"I've not time!" he replied.
"You'll need little time!" was the rejoinder. Each was correct.
There it ended! Shakespeare himself could use no more than the
commonplace to express what is incapable of expression. "The rest
is silence!" The few familiar words, among the simplest in the
language, conveying an idea trite beyond rivalry, served
Shakespeare, and, as yet, no one has said more. A few weeks
afterwards, one warm evening in early July, as Adams was
strolling down to dine under the trees at Armenonville, he
learned that Hay was dead.
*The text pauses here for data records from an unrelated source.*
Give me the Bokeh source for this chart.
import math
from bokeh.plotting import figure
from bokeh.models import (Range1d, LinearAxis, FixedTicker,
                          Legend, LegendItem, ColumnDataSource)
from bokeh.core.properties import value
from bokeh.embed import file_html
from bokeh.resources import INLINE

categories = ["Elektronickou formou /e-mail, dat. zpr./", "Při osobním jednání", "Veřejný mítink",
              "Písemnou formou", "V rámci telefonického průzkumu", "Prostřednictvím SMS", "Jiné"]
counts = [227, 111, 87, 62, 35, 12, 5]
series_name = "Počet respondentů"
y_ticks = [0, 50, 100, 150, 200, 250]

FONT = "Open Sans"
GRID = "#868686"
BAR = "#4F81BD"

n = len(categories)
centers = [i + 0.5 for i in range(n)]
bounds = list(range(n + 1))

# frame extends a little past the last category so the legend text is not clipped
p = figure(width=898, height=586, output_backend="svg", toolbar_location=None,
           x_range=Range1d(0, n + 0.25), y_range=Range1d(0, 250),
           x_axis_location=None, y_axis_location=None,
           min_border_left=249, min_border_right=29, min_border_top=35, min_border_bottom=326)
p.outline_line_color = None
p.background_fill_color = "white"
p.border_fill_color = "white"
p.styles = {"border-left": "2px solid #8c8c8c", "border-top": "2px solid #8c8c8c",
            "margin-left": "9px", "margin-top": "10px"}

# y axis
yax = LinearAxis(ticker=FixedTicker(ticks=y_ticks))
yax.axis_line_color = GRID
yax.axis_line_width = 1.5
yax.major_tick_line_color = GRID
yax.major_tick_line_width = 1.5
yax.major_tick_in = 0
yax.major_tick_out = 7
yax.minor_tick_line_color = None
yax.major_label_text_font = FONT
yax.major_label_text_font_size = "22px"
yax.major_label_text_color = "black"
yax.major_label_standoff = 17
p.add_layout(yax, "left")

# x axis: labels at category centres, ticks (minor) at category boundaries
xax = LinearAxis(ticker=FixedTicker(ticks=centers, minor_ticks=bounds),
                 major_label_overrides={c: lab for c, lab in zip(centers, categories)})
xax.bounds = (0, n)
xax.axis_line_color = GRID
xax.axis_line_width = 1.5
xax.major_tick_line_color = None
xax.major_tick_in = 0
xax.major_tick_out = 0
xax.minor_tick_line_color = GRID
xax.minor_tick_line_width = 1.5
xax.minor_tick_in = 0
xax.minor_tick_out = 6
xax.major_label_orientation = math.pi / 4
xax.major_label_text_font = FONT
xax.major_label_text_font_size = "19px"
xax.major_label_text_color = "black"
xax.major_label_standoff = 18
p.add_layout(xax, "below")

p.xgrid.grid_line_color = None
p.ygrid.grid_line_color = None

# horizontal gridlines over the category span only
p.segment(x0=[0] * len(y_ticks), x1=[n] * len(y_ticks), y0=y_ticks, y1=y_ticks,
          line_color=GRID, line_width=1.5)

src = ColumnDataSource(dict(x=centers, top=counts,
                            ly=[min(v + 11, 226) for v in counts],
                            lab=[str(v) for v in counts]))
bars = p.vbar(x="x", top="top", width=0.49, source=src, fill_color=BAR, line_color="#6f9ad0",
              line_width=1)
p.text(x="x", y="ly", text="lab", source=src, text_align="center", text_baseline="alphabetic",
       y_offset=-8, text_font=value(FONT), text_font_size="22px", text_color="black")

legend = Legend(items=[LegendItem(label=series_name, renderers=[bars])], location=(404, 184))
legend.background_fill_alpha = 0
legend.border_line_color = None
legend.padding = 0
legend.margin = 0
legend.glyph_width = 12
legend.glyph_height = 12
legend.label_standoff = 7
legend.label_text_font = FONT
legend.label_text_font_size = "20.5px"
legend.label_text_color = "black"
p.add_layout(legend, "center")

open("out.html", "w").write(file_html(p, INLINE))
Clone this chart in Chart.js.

He expected it; on Hay's account, he
was even satisfied to have his friend die, as we would all die if
we could, in full fame, at home and abroad, universally
regretted, and wielding his power to the last. One had seen
scores of emperors and heroes fade into cheap obscurity even when
alive; and now, at least, one had not that to fear for one's
friend. It was not even the suddenness of the shock, or the sense
of void, that threw Adams into the depths of Hamlet's
Shakespearean silence in the full flare of Paris frivolity in its
favorite haunt where worldly vanity reached its most futile
climax in human history; it was only the quiet summons to follow
-- the assent to dismissal. It was time to go. The three friends
had begun life together; and the last of the three had no motive
-- no attraction -- to carry it on after the others had gone.